MORE: Texans' options at No. 1 | How media will cover draft | Team-by-team previews

• If there's anything in the top five I'm 100 percent certain about it's Manziel or any other quarterback not going to Oakland at No. 5. As I wrote in late March from the NFL's annual meeting after talking to Raiders head coach Dennis Allen, a QB for Oakland ceased to be a legitimate option the minute the club swung the deal to acquire Matt Schaub from Houston. It's win-now-or-else time for Allen and general manager Reggie McKenzie, and that's no time to invest in a top-five quarterback.

Oakland is said to be content with taking an offensive tackle to help protect Schaub (Robinson, Matthews or perhaps, in a bit of a surprise, Lewan), or it could talk itself into Texas A&M receiver Mike Evans. I believe that presumes Watkins is already off the board at that point.

• If the Browns do pass on Manziel at No. 4, probably in favor of a receiver like Watkins or Evans, they'd be showing a lot of confidence in their ability to get a quarterback like Bortles or Manziel at No. 26, or wherever else they might have to maneuver in the first round to get the job done. And to beat a horse to death, Cleveland's recent history of moving around in the lower third of the first round in the pursuit of a quarterback has not been impressive (see No. 22 Brady Quinn in 2007 and No. 22 Brandon Weeden in 2011).

I'm sure it'd be great to be able to field a receiving corps like Josh Gordon, Watkins or Evans, and No. 3 receiver Andrew Hawkins in 2014. But having another standout receiver won't seem quite so impressive if you still only have Brian Hoyer and Co. throwing them the ball.

It's misinformation season, of course, but one league source told me it's definitely Manziel the Browns like the most at quarterback. Cleveland is said to have some reservations about Bortles and Teddy Bridgewater, given that both are from Florida and might have issues adjusting to the winter weather the Browns often play in. Then again, Texas probably didn't prepare Manziel all that well for the conditions in Cleveland every November and December.

• From talking to league sources who are paying attention to his market, Garoppolo seems likely to come off the board at No. 26 Cleveland at the absolute earliest, with No. 33 Houston and No. 39 Jacksonville seen as the most likely teams to potentially trade back up into the first round in a bid to land him. The No. 29 Patriots or No. 32 Seahawks are considered the trade slots to watch if the Texans or Jaguars make a move for Garoppolo.

The potential first-round quarterback I'm having a hard time getting an accurate read on is Fresno State's Derek Carr.
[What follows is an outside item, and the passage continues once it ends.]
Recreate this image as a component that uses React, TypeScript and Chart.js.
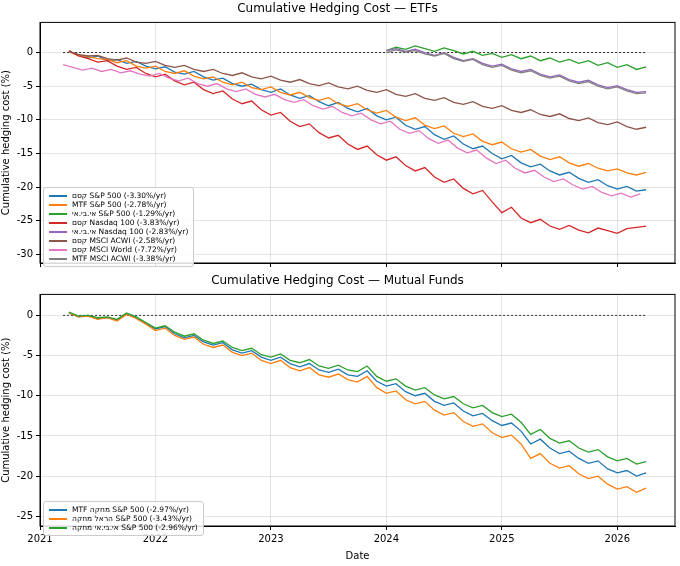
import React, { useEffect, useRef } from "react";
import { Chart, registerables } from "chart.js";
Chart.register(...registerables);

const FONT = "'DejaVu Sans', sans-serif";
const START_FULL = 2021.25;
const START_LATE = 2024.0;
const STEP = 1 / 12;
const xTicks = [2021, 2022, 2023, 2024, 2025, 2026];

const kesemSP = [0.2,-0.3,-0.8,-0.5,-1.2,-1.0,-1.6,-1.3,-2.0,-2.4,-2.1,-2.9,-3.2,-2.8,-3.6,-4.1,-3.8,-4.6,-5.0,-4.7,-5.5,-5.9,-5.4,-6.3,-6.8,-6.4,-7.3,-7.9,-7.4,-8.3,-8.8,-8.3,-9.4,-10.0,-9.6,-10.8,-11.4,-11.0,-12.2,-12.9,-12.4,-13.6,-14.3,-13.9,-15.0,-15.8,-15.3,-16.4,-17.0,-16.6,-17.6,-18.2,-17.8,-18.7,-19.3,-18.9,-19.8,-20.3,-19.9,-20.6,-20.4];
const mtfSP = [0.1,-0.4,-0.6,-0.9,-1.0,-1.5,-1.2,-2.0,-2.3,-2.0,-2.8,-3.1,-2.7,-3.5,-3.9,-3.6,-4.4,-4.8,-4.4,-5.2,-5.5,-5.1,-5.9,-6.3,-5.9,-6.7,-7.1,-6.7,-7.6,-8.0,-7.6,-8.5,-9.0,-8.6,-9.6,-10.1,-9.7,-10.8,-11.3,-10.9,-12.0,-12.5,-12.1,-13.2,-13.7,-13.3,-14.3,-14.8,-14.4,-15.4,-15.9,-15.5,-16.4,-16.9,-16.5,-17.2,-17.6,-17.3,-17.9,-18.2,-17.8];
const ibiSP = [0.3,0.8,0.5,1.0,0.6,0.2,0.7,0.3,-0.2,0.2,-0.4,-0.1,-0.7,-0.3,-0.9,-0.5,-1.2,-0.8,-1.4,-1.0,-1.6,-1.2,-1.9,-1.5,-2.2,-1.8,-2.5,-2.1];
const kesemNdx = [0.3,-0.5,-0.9,-1.4,-1.2,-2.0,-2.5,-2.2,-3.1,-3.6,-3.2,-4.2,-4.8,-4.4,-5.5,-6.1,-5.7,-6.9,-7.6,-7.2,-8.5,-9.3,-8.9,-10.2,-11.0,-10.6,-11.9,-12.7,-12.3,-13.6,-14.4,-13.9,-15.2,-16.0,-15.5,-16.8,-17.6,-17.1,-18.5,-19.3,-18.8,-20.2,-21.0,-20.5,-22.2,-23.8,-23.0,-24.6,-25.3,-24.8,-25.8,-26.3,-25.7,-26.4,-26.8,-26.1,-26.5,-26.9,-26.2,-26.0,-25.8];
const ibiNdx = [0.3,0.6,0.2,0.5,0.0,-0.4,0.0,-0.7,-1.2,-0.9,-1.6,-2.0,-1.7,-2.4,-2.8,-2.5,-3.2,-3.6,-3.3,-4.0,-4.4,-4.1,-4.8,-5.2,-4.9,-5.5,-5.9,-5.8];
const kesemAcwi = [0.2,-0.3,-0.5,-0.4,-0.9,-1.1,-0.8,-1.4,-1.6,-1.3,-1.9,-2.2,-1.9,-2.5,-2.8,-2.5,-3.1,-3.4,-3.0,-3.6,-3.9,-3.5,-4.1,-4.4,-4.0,-4.6,-4.9,-4.5,-5.1,-5.4,-5.0,-5.6,-5.9,-5.5,-6.2,-6.5,-6.1,-6.8,-7.1,-6.7,-7.4,-7.7,-7.3,-8.0,-8.3,-7.9,-8.6,-8.9,-8.5,-9.2,-9.5,-9.1,-9.8,-10.1,-9.7,-10.4,-10.7,-10.3,-11.0,-11.4,-11.1];
const kesemWorld = [-1.8,-2.2,-2.6,-2.3,-2.8,-2.5,-3.0,-2.7,-3.2,-3.5,-3.1,-3.8,-4.2,-3.8,-4.6,-5.0,-4.6,-5.4,-5.8,-5.4,-6.2,-6.6,-6.2,-7.0,-7.4,-7.0,-7.9,-8.4,-8.0,-8.9,-9.4,-9.0,-10.0,-10.6,-10.2,-11.4,-12.0,-11.6,-12.8,-13.5,-13.0,-14.2,-14.9,-14.5,-15.7,-16.5,-16.0,-17.2,-17.9,-17.5,-18.5,-19.2,-18.8,-19.7,-20.3,-19.9,-20.8,-21.3,-20.9,-21.5,-21.0];
const mtfAcwi = [0.0,0.4,0.1,0.3,-0.2,-0.5,-0.1,-0.9,-1.3,-1.0,-1.8,-2.2,-1.9,-2.6,-3.0,-2.7,-3.4,-3.8,-3.5,-4.2,-4.6,-4.3,-5.0,-5.4,-5.1,-5.7,-6.1,-6.0];

const mfMtf = [0.3,-0.2,0.0,-0.4,-0.3,-0.6,0.2,-0.3,-1.0,-1.7,-1.4,-2.3,-2.8,-2.5,-3.3,-3.7,-3.4,-4.3,-4.7,-4.4,-5.2,-5.6,-5.2,-6.0,-6.4,-6.0,-6.8,-7.1,-6.7,-7.4,-7.6,-6.9,-8.2,-8.8,-8.5,-9.5,-10.0,-9.7,-10.7,-11.2,-10.9,-11.9,-12.5,-12.2,-13.1,-13.7,-13.4,-14.4,-16.0,-15.4,-16.5,-17.2,-16.9,-17.8,-18.4,-18.1,-19.1,-19.6,-19.3,-20.0,-19.6];
const mfHarel = [0.3,-0.2,-0.1,-0.5,-0.3,-0.7,0.1,-0.4,-1.1,-1.9,-1.6,-2.5,-3.0,-2.7,-3.6,-4.0,-3.7,-4.6,-5.0,-4.7,-5.6,-6.0,-5.6,-6.5,-6.9,-6.5,-7.4,-7.7,-7.3,-8.0,-8.3,-7.6,-9.0,-9.7,-9.4,-10.5,-11.0,-10.7,-11.8,-12.4,-12.1,-13.2,-13.8,-13.5,-14.6,-15.2,-14.9,-16.0,-17.8,-17.2,-18.4,-19.0,-18.7,-19.7,-20.3,-20.0,-21.0,-21.6,-21.3,-22.0,-21.5];
const mfIbi = [0.4,-0.1,0.0,-0.3,-0.2,-0.5,0.3,-0.2,-0.9,-1.6,-1.3,-2.1,-2.6,-2.3,-3.1,-3.5,-3.2,-4.0,-4.4,-4.1,-4.9,-5.2,-4.8,-5.6,-5.9,-5.5,-6.3,-6.6,-6.2,-6.8,-7.0,-6.3,-7.6,-8.2,-7.9,-8.8,-9.3,-9.0,-9.9,-10.4,-10.1,-11.0,-11.5,-11.2,-12.1,-12.6,-12.3,-13.3,-14.8,-14.2,-15.3,-15.9,-15.6,-16.5,-17.0,-16.7,-17.6,-18.1,-17.8,-18.5,-18.2];

const etfSeries = [
  { label: "קסם S&P 500 (-3.30%/yr)", color: "#1f77b4", start: START_FULL, values: kesemSP },
  { label: "MTF S&P 500 (-2.78%/yr)", color: "#ff7f0e", start: START_FULL, values: mtfSP },
  { label: "אי.בי.אי S&P 500 (-1.29%/yr)", color: "#2ca02c", start: START_LATE, values: ibiSP },
  { label: "קסם Nasdaq 100 (-3.83%/yr)", color: "#d62728", start: START_FULL, values: kesemNdx },
  { label: "אי.בי.אי Nasdaq 100 (-2.83%/yr)", color: "#9467bd", start: START_LATE, values: ibiNdx },
  { label: "קסם MSCI ACWI (-2.58%/yr)", color: "#8c564b", start: START_FULL, values: kesemAcwi },
  { label: "קסם MSCI World (-7.72%/yr)", color: "#e377c2", start: 2021.2, values: kesemWorld },
  { label: "MTF MSCI ACWI (-3.38%/yr)", color: "#7f7f7f", start: START_LATE, values: mtfAcwi },
];
const mfSeries = [
  { label: "MTF מחקה S&P 500 (-2.97%/yr)", color: "#1f77b4", start: START_FULL, values: mfMtf },
  { label: "הראל מחקה S&P 500 (-3.43%/yr)", color: "#ff7f0e", start: START_FULL, values: mfHarel },
  { label: "אי.בי.אי מחקה S&P 500 (-2.96%/yr)", color: "#2ca02c", start: START_FULL, values: mfIbi },
];

type S = typeof etfSeries;

const frame = {
  id: "frame",
  afterDraw(chart: any) {
    const { ctx, chartArea: a } = chart;
    ctx.save();
    ctx.strokeStyle = "#000";
    ctx.lineWidth = 1;
    ctx.strokeRect(a.left, a.top, a.right - a.left, a.bottom - a.top);
    ctx.restore();
  },
};

function makeChart(canvas: HTMLCanvasElement, series: S, title: string, yMin: number, yMax: number, yStep: number, showX: boolean) {
  const n = series.length;
  const datasets: any[] = series.map((s, i) => ({
    label: s.label,
    data: s.values.map((v, j) => ({ x: s.start + j * STEP, y: v })),
    borderColor: s.color,
    backgroundColor: s.color,
    borderWidth: 1.3,
    pointRadius: 0,
    tension: 0,
    order: n - i + 1,
  }));
  datasets.push({
    label: "zero",
    data: [{ x: 2021.2, y: 0 }, { x: 2026.25, y: 0 }],
    borderColor: "#000",
    borderWidth: 0.8,
    borderDash: [2, 2],
    pointRadius: 0,
    order: 100,
  });
  const tickFont = { family: FONT, size: 10 };
  return new Chart(canvas, {
    type: "line",
    data: { datasets },
    plugins: [frame],
    options: {
      animation: false,
      responsive: false,
      layout: { padding: { left: 0, right: 5, top: 0, bottom: showX ? 0 : 4 } },
      plugins: {
        legend: { display: false },
        tooltip: { enabled: false },
        title: { display: true, text: title, color: "#000", font: { family: FONT, size: 12, weight: "normal" }, padding: { top: 2, bottom: 6 } },
      },
      scales: {
        x: {
          type: "linear",
          min: 2021,
          max: 2026.5,
          afterBuildTicks: (ax: any) => { ax.ticks = xTicks.map((v) => ({ value: v })); },
          ticks: { display: showX, color: "#000", font: tickFont, callback: (v: any) => String(v), maxRotation: 0 },
          grid: { color: "rgba(0,0,0,0.1)", tickColor: "#000", tickLength: 4 },
          border: { color: "#000" },
          title: { display: showX, text: "Date", color: "#000", font: { family: FONT, size: 10 }, padding: { top: 2 } },
        },
        y: {
          min: yMin,
          max: yMax,
          afterBuildTicks: (ax: any) => {
            const t = [];
            for (let v = Math.ceil(yMin / yStep) * yStep; v <= yMax; v += yStep) t.push({ value: v });
            ax.ticks = t;
          },
          afterFit: (ax: any) => { ax.width = 40; },
          ticks: { color: "#000", font: tickFont },
          grid: { color: "rgba(0,0,0,0.1)", tickColor: "#000", tickLength: 4 },
          border: { color: "#000" },
          title: { display: true, text: "Cumulative hedging cost (%)", color: "#000", font: { family: FONT, size: 10 }, padding: 0 },
        },
      },
    },
  } as any);
}

function Legend({ series, left, top }: { series: S; left: number; top: number }) {
  return (
    <div style={{ position: "absolute", left, top, background: "rgba(255,255,255,0.85)", border: "1px solid #ccc", borderRadius: 3, padding: "3px 5px", fontFamily: FONT, fontSize: 7.5, lineHeight: "9px" }}>
      {series.map((s) => (
        <div key={s.label} style={{ display: "flex", alignItems: "center", gap: 5 }}>
          <span style={{ width: 18, minWidth: 18, height: 2, flexShrink: 0, backgroundColor: s.color, display: "block" }} />
          <span style={{ whiteSpace: "nowrap" }}>{s.label}</span>
        </div>
      ))}
    </div>
  );
}

export default function App() {
  const topRef = useRef<HTMLCanvasElement>(null);
  const botRef = useRef<HTMLCanvasElement>(null);
  useEffect(() => {
    document.body.style.margin = "0";
    const a = makeChart(topRef.current!, etfSeries, "Cumulative Hedging Cost — ETFs", -31.3, 4.5, 5, false);
    const b = makeChart(botRef.current!, mfSeries, "Cumulative Hedging Cost — Mutual Funds", -26.2, 2.6, 5, true);
    return () => { a.destroy(); b.destroy(); };
  }, []);
  return (
    <div style={{ position: "relative", width: 680, height: 566, background: "#fff" }}>
      <canvas ref={topRef} width={680} height={272} style={{ position: "absolute", left: 0, top: 0 }} />
      <canvas ref={botRef} width={680} height={294} style={{ position: "absolute", left: 0, top: 272 }} />
      <Legend series={etfSeries} left={43} top={187} />
      <Legend series={mfSeries} left={43} top={501} />
    </div>
  );
}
He could go to the No. 20 Cardinals or No. 26 Browns as many have projected, but I'm hearing that opinions on him vary greatly and some consider him a shaky proposition for the opening round.

• If much of the late buzz is right on Manziel and Co., and there is no quarterback taken in the top five, it'll mark the first time since 1996-97 that there have been two consecutive drafts without a QB being selected that high. Last year, Buffalo's EJ Manuel was the only passer taken in the first round, at No. 16 overall.

In 1996, Michigan State's Tony Banks went 42nd overall, in the second round, to the Rams. In 1997, San Francisco took Virginia Tech's Jim Druckenmiller 26th overall, in the first round.